» **Stated goal**:
Start at the top of the records and, please, print each line exactly through the line that contains "var yTicks = [0, 2, 4, 6, 8, 10, 12, 14];", leaving out all pictures.

» **Task data**:

----------

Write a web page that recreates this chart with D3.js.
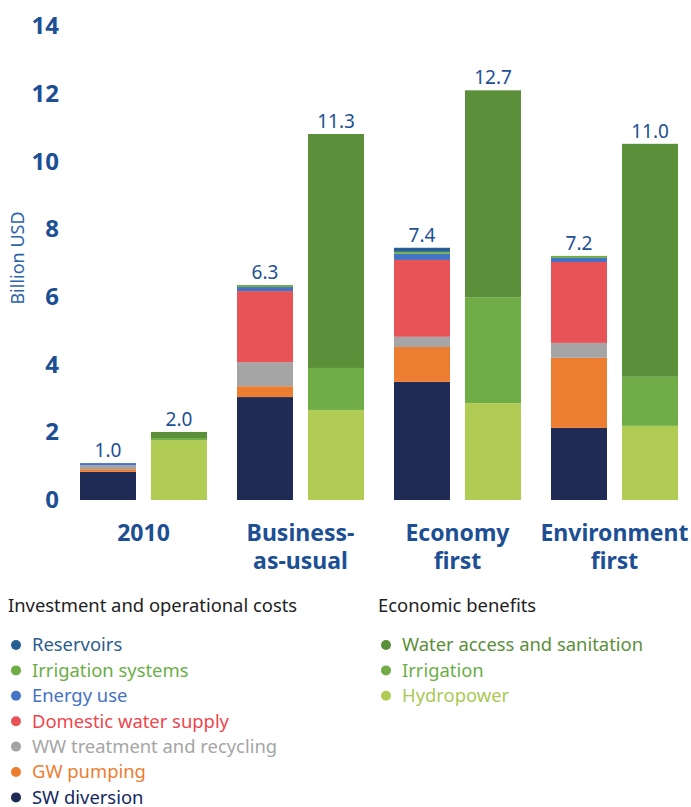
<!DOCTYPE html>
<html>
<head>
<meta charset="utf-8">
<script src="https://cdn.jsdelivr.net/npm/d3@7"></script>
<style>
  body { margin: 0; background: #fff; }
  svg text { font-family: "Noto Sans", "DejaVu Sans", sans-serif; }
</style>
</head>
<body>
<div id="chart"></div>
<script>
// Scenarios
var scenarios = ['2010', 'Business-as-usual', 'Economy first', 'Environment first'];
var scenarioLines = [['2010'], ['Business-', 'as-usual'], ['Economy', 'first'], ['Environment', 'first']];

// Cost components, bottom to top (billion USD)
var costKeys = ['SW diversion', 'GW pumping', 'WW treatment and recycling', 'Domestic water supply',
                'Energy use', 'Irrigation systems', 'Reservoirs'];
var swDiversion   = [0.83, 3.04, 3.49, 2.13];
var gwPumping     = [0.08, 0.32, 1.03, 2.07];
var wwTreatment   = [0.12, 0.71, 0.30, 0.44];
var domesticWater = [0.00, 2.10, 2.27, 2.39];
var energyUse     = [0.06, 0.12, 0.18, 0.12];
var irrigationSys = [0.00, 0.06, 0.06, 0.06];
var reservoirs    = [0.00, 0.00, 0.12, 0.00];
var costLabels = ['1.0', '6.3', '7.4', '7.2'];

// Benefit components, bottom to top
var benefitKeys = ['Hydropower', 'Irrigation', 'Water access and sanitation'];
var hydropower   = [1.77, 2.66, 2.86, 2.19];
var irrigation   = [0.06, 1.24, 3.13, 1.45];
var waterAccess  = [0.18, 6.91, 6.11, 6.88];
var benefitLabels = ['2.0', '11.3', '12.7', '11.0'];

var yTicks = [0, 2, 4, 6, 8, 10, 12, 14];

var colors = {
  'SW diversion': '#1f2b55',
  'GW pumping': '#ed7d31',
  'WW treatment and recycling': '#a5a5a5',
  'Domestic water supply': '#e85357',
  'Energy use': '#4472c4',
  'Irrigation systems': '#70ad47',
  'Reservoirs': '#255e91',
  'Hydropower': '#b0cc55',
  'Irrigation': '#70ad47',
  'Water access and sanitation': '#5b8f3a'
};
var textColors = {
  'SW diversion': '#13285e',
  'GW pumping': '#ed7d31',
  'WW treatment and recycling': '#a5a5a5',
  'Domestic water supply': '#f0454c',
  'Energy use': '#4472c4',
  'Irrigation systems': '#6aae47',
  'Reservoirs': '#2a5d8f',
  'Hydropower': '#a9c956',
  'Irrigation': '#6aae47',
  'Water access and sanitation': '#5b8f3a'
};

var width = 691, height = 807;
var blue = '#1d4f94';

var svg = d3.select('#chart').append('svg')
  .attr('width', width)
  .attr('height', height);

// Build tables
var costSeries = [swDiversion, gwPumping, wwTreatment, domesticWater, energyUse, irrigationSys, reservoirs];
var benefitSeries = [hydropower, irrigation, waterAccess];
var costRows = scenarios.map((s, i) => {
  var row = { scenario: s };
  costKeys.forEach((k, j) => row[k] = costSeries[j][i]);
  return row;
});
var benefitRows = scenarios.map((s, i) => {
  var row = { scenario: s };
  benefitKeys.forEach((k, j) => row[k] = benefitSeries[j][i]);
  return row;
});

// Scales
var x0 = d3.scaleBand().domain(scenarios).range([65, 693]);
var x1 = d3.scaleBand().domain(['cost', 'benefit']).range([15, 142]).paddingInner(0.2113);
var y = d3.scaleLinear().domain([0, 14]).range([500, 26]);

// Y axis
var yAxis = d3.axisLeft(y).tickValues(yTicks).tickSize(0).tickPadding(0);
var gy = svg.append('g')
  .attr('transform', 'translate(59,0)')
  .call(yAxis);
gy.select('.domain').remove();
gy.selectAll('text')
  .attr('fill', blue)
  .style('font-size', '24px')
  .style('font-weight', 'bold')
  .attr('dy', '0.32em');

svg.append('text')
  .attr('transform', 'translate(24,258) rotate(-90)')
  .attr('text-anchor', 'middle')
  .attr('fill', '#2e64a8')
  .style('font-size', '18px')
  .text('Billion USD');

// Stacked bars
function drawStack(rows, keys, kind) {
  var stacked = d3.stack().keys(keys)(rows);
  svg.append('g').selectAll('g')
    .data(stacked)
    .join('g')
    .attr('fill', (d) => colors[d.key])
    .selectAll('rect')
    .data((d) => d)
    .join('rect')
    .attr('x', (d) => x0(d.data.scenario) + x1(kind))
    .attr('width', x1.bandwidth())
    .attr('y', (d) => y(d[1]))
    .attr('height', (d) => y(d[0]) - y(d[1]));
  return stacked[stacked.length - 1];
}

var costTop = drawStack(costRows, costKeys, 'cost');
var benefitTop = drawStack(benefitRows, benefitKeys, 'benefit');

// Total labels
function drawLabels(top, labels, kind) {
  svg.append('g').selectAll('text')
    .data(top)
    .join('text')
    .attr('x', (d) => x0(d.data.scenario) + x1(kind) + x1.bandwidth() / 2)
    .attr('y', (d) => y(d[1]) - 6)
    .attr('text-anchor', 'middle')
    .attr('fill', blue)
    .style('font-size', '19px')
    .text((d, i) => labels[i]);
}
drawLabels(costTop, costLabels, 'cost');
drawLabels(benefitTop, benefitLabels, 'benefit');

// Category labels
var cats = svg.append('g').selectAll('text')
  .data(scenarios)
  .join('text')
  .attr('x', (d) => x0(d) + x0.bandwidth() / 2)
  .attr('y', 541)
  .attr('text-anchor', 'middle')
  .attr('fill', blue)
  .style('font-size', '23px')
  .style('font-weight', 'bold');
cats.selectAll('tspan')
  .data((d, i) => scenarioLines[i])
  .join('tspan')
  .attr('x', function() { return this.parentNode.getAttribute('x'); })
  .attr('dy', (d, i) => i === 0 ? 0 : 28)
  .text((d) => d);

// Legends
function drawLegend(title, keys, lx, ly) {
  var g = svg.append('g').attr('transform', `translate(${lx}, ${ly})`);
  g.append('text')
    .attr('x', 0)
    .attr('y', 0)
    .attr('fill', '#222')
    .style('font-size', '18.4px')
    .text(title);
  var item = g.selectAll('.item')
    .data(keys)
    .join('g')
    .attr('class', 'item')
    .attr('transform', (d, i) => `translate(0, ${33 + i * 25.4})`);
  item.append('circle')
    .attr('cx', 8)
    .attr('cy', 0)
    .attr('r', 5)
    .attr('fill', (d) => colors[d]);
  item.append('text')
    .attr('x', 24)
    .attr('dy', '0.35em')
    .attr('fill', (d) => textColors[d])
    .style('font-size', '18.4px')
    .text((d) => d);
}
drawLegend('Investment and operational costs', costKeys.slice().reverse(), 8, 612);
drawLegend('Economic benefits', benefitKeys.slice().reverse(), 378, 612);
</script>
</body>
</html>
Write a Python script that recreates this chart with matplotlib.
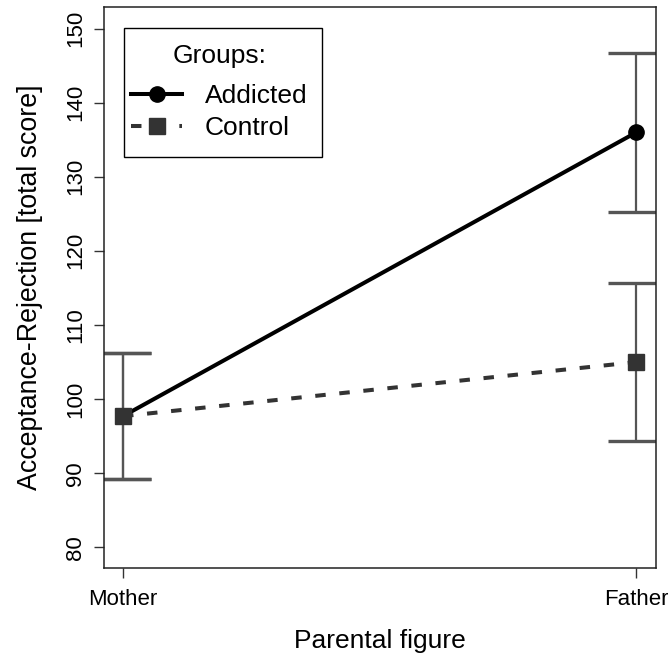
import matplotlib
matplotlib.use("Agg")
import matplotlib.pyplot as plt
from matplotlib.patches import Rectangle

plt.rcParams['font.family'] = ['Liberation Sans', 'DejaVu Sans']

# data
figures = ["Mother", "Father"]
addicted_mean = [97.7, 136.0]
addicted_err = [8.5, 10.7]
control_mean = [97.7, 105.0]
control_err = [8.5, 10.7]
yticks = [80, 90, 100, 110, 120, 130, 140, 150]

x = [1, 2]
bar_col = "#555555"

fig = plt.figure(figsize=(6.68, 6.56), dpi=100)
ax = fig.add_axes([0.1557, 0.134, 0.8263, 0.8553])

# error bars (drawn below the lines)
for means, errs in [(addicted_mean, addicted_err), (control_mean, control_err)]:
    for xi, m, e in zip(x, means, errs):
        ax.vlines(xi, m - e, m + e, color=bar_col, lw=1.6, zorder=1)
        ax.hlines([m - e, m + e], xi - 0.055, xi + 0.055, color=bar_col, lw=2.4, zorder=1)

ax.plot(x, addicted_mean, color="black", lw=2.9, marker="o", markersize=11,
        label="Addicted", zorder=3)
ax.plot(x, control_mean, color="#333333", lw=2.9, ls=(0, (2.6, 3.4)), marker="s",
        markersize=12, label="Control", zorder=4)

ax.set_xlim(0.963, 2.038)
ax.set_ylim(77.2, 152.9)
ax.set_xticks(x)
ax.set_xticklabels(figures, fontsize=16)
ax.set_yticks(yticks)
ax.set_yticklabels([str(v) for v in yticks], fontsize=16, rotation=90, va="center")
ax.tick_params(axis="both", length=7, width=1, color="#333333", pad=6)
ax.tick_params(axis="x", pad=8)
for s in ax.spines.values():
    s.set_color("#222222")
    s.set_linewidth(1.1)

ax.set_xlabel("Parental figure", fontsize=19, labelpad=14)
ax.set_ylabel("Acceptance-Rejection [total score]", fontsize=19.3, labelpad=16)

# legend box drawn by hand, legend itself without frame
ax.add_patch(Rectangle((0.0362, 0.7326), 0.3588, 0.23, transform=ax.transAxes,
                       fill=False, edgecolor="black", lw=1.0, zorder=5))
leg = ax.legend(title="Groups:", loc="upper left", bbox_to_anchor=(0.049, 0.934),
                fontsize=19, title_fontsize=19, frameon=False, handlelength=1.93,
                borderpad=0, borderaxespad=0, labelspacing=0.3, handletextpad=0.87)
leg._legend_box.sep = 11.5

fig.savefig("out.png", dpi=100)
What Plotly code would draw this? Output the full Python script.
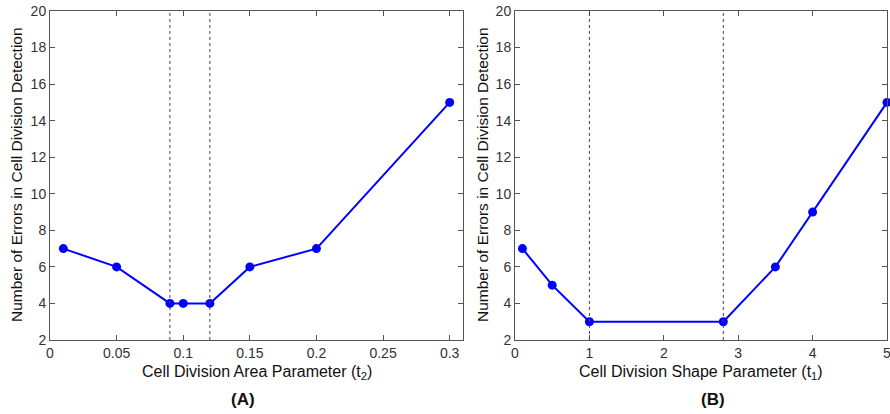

----------

» **The output**:
Write a web page that recreates this chart with D3.js.
<!DOCTYPE html>
<html>
<head>
<meta charset="utf-8">
<script src="https://cdn.jsdelivr.net/npm/d3@7"></script>
<style>
  body { margin: 0; background: #fff; }
  svg text { font-family: "Noto Sans", "DejaVu Sans", sans-serif; }
</style>
</head>
<body>
<div id="chart"></div>
<script>
// Scenarios
var scenarios = ['2010', 'Business-as-usual', 'Economy first', 'Environment first'];
var scenarioLines = [['2010'], ['Business-', 'as-usual'], ['Economy', 'first'], ['Environment', 'first']];

// Cost components, bottom to top (billion USD)
var costKeys = ['SW diversion', 'GW pumping', 'WW treatment and recycling', 'Domestic water supply',
                'Energy use', 'Irrigation systems', 'Reservoirs'];
var swDiversion   = [0.83, 3.04, 3.49, 2.13];
var gwPumping     = [0.08, 0.32, 1.03, 2.07];
var wwTreatment   = [0.12, 0.71, 0.30, 0.44];
var domesticWater = [0.00, 2.10, 2.27, 2.39];
var energyUse     = [0.06, 0.12, 0.18, 0.12];
var irrigationSys = [0.00, 0.06, 0.06, 0.06];
var reservoirs    = [0.00, 0.00, 0.12, 0.00];
var costLabels = ['1.0', '6.3', '7.4', '7.2'];

// Benefit components, bottom to top
var benefitKeys = ['Hydropower', 'Irrigation', 'Water access and sanitation'];
var hydropower   = [1.77, 2.66, 2.86, 2.19];
var irrigation   = [0.06, 1.24, 3.13, 1.45];
var waterAccess  = [0.18, 6.91, 6.11, 6.88];
var benefitLabels = ['2.0', '11.3', '12.7', '11.0'];

var yTicks = [0, 2, 4, 6, 8, 10, 12, 14];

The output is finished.